Go through the entries below and copy each line containing the word "Convert".

▶ **Information given**:
##########

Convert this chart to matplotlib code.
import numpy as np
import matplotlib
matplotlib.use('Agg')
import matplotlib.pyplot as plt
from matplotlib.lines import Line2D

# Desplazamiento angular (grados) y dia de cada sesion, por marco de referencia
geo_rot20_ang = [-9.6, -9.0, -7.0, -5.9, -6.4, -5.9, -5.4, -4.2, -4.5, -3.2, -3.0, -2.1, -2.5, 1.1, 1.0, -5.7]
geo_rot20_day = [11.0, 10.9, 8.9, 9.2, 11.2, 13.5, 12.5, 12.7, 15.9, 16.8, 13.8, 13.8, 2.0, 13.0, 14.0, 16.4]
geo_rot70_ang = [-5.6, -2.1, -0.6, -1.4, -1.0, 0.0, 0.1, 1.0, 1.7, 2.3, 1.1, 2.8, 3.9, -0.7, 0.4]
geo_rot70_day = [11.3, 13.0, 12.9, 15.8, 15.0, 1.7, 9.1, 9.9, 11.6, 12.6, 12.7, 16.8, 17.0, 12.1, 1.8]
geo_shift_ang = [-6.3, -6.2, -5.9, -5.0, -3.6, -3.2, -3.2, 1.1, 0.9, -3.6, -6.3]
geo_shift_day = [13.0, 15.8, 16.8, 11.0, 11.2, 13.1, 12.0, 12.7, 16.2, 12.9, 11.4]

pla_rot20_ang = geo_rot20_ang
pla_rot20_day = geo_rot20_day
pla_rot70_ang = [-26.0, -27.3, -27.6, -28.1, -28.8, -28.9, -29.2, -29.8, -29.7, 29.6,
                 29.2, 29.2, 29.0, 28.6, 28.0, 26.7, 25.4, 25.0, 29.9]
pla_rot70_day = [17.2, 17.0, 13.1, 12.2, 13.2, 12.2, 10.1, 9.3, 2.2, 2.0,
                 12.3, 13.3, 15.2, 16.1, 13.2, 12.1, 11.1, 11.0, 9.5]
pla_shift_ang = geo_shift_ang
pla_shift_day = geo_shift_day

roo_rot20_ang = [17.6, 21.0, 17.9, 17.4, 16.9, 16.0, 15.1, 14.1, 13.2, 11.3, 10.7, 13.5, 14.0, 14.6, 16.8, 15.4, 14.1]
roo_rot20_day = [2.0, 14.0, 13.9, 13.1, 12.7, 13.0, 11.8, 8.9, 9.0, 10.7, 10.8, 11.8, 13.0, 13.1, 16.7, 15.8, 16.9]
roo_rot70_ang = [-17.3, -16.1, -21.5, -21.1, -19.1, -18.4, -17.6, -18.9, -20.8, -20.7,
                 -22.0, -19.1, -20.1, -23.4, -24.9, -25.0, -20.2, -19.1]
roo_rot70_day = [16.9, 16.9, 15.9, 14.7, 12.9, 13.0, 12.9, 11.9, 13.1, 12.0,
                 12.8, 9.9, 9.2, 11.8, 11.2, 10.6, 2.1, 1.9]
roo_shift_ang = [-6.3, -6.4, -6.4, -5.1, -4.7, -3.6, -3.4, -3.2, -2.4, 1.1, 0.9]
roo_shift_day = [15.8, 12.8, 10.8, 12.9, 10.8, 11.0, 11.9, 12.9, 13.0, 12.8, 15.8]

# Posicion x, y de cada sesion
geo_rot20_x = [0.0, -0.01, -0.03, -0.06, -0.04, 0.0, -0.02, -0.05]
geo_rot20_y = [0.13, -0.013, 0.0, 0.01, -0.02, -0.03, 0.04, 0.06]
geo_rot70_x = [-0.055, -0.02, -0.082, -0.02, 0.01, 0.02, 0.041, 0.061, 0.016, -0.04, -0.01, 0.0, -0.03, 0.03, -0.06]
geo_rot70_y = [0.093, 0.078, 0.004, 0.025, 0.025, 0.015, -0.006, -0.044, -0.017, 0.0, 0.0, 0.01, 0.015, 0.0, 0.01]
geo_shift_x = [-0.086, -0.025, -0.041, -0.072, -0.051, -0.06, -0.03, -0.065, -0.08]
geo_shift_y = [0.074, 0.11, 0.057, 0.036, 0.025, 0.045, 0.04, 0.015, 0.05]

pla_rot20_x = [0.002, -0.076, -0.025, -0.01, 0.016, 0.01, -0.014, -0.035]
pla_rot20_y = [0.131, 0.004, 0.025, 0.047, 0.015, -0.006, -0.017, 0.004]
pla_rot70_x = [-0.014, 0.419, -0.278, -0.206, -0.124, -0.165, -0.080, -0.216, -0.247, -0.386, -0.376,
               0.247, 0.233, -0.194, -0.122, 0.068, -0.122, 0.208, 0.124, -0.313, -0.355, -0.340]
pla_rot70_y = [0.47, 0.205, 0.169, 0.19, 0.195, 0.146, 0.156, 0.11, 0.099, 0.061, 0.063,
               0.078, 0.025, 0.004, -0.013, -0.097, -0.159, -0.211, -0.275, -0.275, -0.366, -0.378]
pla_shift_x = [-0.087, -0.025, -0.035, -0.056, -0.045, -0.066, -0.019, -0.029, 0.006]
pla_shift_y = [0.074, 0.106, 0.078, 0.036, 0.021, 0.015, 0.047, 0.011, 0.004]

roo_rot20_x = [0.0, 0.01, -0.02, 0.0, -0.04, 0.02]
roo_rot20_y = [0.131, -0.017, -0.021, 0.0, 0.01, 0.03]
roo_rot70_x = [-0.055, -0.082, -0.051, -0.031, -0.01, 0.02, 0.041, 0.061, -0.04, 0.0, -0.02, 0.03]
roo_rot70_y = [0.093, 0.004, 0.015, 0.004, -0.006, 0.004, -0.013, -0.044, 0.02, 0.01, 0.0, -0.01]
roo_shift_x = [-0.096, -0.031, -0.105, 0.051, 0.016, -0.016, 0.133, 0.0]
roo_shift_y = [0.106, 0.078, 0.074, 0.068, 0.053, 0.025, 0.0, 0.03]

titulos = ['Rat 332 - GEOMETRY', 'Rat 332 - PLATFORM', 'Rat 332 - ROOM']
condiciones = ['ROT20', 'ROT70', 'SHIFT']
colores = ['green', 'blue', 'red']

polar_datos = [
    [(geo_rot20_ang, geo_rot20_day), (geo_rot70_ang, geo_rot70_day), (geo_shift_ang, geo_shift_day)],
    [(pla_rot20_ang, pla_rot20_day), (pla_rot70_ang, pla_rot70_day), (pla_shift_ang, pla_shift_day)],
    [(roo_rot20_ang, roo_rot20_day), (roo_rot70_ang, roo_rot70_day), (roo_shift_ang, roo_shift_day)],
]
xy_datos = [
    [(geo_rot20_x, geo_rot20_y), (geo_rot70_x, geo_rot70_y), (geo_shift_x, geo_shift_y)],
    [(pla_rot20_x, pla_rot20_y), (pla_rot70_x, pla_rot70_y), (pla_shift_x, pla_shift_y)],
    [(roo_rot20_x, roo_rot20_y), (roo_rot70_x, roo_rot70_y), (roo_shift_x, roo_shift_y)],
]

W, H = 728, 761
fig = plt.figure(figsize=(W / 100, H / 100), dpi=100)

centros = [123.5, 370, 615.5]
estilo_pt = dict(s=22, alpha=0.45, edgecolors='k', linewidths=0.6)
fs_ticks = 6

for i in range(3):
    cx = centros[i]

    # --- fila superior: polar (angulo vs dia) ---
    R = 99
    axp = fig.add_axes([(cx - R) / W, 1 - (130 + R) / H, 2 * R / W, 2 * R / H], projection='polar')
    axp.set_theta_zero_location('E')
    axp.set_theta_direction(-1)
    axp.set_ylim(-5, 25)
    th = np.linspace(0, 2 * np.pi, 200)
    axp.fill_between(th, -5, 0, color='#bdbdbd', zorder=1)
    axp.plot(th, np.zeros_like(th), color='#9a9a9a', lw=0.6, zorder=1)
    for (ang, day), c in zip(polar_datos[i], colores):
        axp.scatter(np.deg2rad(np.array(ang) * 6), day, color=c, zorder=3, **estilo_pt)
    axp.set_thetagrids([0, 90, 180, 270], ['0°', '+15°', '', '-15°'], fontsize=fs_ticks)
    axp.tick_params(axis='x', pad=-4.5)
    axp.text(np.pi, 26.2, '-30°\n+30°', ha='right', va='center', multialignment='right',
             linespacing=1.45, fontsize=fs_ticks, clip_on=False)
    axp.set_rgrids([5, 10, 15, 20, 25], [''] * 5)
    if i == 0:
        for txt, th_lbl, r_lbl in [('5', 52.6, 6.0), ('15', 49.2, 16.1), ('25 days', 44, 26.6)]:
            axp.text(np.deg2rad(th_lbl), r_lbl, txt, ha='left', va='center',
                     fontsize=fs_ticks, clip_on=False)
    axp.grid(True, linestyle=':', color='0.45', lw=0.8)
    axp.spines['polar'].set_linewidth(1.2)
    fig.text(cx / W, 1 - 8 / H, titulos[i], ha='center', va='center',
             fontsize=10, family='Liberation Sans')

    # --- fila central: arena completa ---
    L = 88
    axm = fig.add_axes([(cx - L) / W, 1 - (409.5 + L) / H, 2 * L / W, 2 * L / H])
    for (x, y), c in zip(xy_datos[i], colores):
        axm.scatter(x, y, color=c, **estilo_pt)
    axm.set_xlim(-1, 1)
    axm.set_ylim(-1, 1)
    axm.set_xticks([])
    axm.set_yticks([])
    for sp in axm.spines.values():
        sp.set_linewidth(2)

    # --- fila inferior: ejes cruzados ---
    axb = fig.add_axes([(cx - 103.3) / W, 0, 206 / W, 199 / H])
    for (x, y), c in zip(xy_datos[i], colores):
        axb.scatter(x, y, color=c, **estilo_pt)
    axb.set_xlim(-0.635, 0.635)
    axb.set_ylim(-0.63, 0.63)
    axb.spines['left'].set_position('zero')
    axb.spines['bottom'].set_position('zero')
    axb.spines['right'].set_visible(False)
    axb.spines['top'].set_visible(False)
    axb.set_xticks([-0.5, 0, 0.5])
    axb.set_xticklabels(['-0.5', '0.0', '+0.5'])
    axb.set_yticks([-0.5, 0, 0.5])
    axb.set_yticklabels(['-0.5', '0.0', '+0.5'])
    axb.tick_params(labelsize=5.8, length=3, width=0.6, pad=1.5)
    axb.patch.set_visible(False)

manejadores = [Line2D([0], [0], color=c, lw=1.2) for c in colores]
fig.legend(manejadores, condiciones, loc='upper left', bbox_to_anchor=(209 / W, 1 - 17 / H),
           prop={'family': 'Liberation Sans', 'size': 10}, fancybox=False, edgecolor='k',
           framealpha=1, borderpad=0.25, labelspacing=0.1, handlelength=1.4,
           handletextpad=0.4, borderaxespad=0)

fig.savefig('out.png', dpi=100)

##########

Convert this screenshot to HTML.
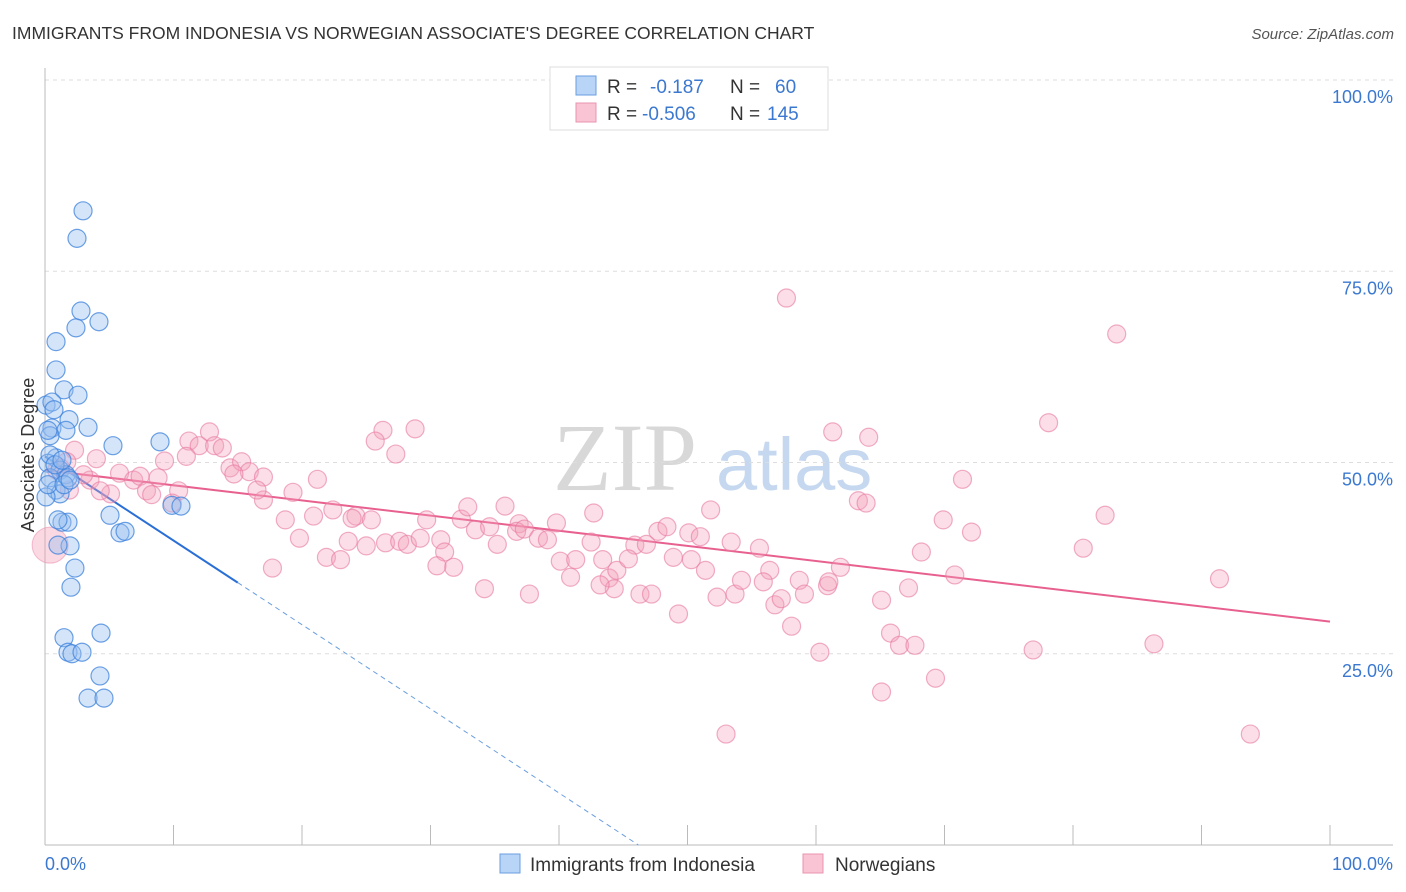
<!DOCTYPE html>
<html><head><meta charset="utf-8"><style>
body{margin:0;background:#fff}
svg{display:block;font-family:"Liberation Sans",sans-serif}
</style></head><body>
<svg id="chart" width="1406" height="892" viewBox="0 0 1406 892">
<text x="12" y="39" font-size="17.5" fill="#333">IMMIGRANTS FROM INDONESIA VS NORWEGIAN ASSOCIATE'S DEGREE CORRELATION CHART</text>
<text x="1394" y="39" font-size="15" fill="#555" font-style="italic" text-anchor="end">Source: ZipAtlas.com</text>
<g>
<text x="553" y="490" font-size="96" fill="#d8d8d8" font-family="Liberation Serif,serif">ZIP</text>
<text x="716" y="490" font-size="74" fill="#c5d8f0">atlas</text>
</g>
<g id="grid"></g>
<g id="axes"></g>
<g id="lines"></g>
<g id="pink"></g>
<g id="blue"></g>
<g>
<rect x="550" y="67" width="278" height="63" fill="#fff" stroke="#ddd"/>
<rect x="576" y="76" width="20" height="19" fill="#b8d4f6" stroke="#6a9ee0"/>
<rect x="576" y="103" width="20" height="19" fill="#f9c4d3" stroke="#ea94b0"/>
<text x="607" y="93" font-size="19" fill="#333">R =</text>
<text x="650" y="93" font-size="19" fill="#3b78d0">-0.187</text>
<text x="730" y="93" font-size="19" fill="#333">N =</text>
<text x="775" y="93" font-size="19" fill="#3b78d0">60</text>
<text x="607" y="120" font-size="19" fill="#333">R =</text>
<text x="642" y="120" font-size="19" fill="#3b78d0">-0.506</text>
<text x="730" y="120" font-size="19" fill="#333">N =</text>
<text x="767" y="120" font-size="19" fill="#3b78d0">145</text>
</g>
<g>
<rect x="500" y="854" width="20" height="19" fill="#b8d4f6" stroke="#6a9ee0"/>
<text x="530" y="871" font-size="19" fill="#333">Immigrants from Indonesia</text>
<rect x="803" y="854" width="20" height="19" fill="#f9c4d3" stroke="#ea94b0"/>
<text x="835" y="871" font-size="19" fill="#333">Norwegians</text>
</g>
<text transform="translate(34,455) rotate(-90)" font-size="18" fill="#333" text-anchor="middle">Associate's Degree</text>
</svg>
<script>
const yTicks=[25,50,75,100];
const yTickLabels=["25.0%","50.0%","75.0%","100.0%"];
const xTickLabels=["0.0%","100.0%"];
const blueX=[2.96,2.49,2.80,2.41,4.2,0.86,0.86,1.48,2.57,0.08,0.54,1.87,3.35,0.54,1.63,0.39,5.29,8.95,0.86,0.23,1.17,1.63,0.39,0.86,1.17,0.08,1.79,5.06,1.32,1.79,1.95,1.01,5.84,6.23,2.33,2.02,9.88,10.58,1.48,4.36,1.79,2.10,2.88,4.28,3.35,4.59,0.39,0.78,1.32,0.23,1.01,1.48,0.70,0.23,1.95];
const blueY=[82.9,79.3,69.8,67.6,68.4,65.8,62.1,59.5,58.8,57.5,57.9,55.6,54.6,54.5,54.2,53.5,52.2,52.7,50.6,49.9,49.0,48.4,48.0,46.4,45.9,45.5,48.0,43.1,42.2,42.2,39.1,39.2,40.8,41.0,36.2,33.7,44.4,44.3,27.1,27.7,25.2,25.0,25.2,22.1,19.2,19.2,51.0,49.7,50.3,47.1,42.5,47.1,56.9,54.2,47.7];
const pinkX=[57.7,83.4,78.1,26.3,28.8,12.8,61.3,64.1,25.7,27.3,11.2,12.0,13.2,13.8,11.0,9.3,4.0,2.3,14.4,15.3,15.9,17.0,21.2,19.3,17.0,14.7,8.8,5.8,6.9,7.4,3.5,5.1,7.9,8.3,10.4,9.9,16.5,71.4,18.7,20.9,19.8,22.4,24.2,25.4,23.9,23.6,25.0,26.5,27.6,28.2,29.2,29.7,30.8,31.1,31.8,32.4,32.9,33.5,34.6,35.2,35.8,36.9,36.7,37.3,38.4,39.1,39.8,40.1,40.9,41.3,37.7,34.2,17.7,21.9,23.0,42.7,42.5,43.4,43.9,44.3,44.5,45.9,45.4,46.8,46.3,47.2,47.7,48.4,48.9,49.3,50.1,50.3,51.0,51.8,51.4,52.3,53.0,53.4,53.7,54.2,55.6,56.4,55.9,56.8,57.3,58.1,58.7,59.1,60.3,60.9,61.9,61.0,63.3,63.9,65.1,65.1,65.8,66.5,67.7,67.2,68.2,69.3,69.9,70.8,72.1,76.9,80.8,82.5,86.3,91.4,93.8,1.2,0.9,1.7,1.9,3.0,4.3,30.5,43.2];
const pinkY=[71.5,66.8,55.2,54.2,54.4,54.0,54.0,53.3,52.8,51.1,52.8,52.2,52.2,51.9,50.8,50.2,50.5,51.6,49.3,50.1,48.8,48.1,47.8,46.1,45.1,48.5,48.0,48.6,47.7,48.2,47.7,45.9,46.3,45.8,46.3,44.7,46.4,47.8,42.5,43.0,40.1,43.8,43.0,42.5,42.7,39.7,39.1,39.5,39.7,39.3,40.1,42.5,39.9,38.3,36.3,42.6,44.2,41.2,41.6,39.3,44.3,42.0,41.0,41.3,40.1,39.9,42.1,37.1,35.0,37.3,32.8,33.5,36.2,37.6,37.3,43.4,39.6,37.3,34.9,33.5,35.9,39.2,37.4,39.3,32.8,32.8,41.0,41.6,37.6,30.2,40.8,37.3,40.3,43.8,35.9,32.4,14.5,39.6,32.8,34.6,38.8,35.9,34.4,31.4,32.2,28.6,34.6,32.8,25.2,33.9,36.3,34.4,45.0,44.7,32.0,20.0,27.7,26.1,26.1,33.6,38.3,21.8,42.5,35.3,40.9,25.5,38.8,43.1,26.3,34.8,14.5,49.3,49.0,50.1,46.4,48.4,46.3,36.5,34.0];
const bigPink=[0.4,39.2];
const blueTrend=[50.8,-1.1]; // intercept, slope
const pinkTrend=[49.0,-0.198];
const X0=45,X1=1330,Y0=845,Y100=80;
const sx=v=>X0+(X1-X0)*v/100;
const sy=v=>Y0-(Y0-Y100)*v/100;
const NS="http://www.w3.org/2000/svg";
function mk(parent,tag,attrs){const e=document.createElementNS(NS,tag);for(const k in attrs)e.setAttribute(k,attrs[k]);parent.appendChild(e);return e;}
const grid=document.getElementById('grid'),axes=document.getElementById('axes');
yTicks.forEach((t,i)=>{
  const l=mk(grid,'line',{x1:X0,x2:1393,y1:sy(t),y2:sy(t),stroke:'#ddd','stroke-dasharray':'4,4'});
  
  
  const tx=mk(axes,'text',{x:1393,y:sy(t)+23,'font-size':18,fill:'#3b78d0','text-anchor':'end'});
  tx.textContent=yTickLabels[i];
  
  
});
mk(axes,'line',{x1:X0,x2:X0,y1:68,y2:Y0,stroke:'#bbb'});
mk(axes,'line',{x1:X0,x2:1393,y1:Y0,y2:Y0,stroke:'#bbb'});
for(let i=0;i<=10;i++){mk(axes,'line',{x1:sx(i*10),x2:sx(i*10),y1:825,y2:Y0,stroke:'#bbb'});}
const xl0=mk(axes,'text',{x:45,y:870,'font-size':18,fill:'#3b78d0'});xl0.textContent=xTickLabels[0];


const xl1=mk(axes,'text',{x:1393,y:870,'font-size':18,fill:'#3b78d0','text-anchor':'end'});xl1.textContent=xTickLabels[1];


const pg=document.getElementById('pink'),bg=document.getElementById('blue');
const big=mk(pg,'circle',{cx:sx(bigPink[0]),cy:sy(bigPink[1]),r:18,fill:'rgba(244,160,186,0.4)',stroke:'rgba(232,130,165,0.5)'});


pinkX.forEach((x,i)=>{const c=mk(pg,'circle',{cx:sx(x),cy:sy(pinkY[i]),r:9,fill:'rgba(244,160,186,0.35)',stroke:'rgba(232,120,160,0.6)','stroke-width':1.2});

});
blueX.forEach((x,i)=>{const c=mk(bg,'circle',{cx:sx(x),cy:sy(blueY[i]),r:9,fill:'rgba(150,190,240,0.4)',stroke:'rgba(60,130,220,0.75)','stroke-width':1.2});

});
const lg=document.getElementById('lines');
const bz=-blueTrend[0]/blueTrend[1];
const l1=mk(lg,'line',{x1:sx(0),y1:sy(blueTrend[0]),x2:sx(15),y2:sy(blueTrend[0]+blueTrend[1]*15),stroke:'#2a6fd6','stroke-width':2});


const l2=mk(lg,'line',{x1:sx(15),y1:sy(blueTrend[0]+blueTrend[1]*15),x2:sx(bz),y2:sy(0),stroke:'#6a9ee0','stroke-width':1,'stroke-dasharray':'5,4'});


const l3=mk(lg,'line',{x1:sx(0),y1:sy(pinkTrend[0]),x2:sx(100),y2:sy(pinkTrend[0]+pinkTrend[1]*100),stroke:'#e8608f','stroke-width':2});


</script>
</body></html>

##########

▶ **Solution to this problem**:
Convert this chart to matplotlib code.
Convert this screenshot to HTML.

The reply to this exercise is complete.